- Directed by: Henri Charr
- Written by: Henri Charr Jess Mancilla Sree Scanda
- Produced by: Jess Mancilla
- Starring: Kevin Scott Allen Blythe Metz
- Cinematography: Arnold Peterson
- Music by: Patrick Kirst
- Distributed by: Harmony Gold USA
- Release date: January 2006;
- Running time: 95 minutes
- Country: United States
- Language: English
- Budget: $1M

= Abe & Bruno =

Abe & Bruno is a 2006 American family film directed by
Henri Charr and starring Kevin Scott Allen and Blythe Metz.

The film was released on DVD in 2014.

==Outline==
Abe (Brad Sergi) is living in a cabin in the woods with his friend, a mountain gorilla, Bruno, stolen from a zoo. After scaring off some children who were on his property, Abe has a heart attack and collapses. Bruno then sets out for the nearest village to get help, but is considered dangerous.
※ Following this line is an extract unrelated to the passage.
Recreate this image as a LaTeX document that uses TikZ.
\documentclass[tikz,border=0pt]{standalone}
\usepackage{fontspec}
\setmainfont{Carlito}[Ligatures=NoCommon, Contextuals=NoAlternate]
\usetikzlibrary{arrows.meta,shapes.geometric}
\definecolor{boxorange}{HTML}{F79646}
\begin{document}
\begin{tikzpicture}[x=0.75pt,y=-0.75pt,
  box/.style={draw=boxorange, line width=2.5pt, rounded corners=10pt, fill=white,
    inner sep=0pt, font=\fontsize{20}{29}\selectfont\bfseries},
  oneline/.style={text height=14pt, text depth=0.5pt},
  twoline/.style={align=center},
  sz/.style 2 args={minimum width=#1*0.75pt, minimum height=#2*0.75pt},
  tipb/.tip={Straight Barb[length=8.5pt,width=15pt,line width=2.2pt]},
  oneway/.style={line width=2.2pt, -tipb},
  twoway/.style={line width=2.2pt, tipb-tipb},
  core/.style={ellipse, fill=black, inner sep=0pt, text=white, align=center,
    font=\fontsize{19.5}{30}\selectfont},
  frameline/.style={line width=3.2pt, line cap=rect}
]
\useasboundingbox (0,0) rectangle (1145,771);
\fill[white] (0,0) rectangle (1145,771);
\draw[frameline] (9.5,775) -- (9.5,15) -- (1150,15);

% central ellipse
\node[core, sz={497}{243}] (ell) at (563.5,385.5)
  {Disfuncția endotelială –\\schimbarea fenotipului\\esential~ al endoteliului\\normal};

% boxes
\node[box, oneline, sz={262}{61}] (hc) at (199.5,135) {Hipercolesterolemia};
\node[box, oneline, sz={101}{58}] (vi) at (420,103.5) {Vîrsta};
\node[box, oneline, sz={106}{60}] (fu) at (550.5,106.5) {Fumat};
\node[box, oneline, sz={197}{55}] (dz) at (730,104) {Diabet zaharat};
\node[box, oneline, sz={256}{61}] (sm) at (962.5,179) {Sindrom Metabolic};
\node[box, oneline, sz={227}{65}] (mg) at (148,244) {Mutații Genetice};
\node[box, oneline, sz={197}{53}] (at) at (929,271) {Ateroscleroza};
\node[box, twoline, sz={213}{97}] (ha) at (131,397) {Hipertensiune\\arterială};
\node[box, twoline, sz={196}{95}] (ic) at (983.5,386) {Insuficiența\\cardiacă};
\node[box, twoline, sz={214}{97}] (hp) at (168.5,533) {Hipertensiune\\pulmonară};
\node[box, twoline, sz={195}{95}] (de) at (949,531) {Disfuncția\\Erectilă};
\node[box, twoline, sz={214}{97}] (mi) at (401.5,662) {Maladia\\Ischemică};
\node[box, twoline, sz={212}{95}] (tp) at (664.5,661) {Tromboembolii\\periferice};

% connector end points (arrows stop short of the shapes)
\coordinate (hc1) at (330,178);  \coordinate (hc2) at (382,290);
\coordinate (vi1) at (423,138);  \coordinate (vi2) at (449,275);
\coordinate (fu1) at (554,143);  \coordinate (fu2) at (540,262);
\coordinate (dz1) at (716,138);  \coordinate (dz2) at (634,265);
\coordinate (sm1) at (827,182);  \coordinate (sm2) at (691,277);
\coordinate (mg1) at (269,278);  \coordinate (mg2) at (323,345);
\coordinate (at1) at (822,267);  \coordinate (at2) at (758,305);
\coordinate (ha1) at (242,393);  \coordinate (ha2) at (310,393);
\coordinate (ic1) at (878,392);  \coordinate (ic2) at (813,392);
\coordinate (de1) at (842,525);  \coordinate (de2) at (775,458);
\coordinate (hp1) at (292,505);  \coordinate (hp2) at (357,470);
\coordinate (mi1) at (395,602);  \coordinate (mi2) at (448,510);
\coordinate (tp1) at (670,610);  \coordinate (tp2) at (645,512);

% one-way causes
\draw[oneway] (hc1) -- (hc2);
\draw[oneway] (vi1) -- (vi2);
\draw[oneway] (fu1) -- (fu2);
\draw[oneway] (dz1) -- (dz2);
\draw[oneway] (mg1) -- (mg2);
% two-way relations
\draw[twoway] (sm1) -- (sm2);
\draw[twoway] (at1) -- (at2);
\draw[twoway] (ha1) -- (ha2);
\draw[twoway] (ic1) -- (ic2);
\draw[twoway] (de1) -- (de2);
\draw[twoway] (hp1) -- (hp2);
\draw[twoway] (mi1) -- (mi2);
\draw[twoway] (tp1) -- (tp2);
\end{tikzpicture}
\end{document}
Sheriff Kilgore (Kevin Scott Allen) leads a posse to capture Bruno, and the men arrive at Abe's cabin in time to save Abe, but Bruno remains on the run. Kilgore's men set bear traps to catch him. Sara (Blythe Metz), a reporter for Zoo TV, discovers Bruno's real identity, and the law is now after him in earnest, to return him to the zoo.

==Cast==
- Brad Sergi as Abe
- Kevin Scott Allen as Sheriff Kilgore
- Blythe Metz as Sara
- Noah Crawford as Shawn
- Mario Luna as TV news reporter
- Eric Clarke as Reporter
- Darla Coele as Lounge Singer
- Jorden Davis as Brandon
- Gregory Franklin as Dr. Field
- Nadia Lieb as Wendy
- Candice Rose as Edie
- Maile Stone as Cowboy's daughter
- Janet Vincent Lee as TV News Reporter
- David McCoy as Man Chased by Gorilla

==Reception==
The Dove Foundation said of the film, as released on DVD:

Abe and Bruno is a fun family movie with its serious side and humorous side. It is charming movie but unfortunately due to some language we cannot approve this film.
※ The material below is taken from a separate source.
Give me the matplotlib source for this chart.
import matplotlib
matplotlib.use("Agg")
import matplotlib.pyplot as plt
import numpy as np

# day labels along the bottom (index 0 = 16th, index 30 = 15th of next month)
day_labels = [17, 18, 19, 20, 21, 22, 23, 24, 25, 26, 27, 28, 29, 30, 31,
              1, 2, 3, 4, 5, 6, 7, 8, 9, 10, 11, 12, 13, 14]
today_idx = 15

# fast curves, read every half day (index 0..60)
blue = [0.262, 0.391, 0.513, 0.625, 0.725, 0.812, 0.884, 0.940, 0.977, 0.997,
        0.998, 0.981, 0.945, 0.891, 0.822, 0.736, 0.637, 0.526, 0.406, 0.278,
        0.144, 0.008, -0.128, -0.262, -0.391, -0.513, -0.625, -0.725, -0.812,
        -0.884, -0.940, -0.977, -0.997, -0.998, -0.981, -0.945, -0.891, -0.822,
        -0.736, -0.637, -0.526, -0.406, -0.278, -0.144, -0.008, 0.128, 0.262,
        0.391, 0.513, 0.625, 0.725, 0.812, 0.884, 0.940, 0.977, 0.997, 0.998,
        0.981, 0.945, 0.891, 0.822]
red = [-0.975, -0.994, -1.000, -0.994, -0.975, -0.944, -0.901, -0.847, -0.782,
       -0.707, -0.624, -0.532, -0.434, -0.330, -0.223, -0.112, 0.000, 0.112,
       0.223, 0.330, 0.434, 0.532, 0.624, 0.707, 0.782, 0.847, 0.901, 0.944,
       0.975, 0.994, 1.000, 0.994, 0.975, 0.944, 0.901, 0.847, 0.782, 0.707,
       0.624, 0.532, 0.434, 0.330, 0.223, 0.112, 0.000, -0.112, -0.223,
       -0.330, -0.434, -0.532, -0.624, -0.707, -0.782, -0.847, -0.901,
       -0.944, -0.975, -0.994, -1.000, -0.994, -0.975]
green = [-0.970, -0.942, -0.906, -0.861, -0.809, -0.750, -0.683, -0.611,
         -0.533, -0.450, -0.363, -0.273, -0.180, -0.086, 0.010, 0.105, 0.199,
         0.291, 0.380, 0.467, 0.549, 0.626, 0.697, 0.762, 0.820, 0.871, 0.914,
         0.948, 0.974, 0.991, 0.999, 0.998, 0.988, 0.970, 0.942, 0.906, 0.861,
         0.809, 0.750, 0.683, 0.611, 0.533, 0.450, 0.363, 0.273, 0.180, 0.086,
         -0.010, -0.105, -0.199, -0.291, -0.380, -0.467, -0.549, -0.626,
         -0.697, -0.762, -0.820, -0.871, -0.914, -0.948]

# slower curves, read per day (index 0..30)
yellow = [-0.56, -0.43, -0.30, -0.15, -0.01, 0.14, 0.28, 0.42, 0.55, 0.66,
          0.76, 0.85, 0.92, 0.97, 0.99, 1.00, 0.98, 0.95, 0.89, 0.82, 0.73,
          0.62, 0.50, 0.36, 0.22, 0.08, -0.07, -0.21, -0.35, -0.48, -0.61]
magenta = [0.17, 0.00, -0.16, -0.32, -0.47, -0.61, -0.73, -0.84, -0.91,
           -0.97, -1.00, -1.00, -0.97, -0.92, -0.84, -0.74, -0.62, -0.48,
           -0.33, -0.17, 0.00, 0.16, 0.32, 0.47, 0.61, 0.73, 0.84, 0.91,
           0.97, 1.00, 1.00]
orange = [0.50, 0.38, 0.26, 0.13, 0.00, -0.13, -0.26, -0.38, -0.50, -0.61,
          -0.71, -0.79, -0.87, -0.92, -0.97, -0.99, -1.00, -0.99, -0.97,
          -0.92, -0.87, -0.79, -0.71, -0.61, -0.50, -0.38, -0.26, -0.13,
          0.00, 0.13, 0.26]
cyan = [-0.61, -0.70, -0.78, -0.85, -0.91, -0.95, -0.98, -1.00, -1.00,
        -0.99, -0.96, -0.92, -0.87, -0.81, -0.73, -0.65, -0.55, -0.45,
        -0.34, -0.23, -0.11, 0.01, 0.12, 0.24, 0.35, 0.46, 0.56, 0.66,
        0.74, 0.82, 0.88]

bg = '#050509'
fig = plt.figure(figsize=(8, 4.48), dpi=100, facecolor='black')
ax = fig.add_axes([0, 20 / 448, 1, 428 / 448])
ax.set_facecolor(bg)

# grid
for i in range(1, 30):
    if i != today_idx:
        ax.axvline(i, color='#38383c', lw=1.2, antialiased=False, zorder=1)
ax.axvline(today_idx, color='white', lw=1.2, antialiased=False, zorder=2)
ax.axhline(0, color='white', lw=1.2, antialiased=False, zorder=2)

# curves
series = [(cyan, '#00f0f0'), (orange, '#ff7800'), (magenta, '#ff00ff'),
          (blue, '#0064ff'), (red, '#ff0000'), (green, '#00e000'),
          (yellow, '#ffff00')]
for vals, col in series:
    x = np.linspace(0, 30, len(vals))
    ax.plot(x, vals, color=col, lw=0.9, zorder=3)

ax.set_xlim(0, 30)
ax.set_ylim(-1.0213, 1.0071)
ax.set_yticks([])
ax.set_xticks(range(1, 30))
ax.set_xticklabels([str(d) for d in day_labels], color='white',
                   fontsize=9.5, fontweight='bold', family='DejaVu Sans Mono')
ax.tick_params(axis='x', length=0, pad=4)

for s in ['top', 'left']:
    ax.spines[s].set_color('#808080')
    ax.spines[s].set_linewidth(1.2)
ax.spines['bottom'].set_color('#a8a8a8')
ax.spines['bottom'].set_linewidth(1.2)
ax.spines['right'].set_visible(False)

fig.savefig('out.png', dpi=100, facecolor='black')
Another reviewer notes that Abe and Bruno are roommates and best friends, "one is a neat freak, the other a regular slob". Abe is the one considered a slob.

The DVD Talk review said:

The story involves a weepy old bearded man named Abe who lives comfortably in a home in the middle of the forest with a gorilla (clearly a guy in a gorilla suit) named Bruno... Abe and Bruno is quite simply a laughably bad kid flick with weak attempts at humor...stilted acting and even worse directing (people are fleeing and smiling instead of fleeing in terror in one scene). Basically, anything that can go wrong in a film does here.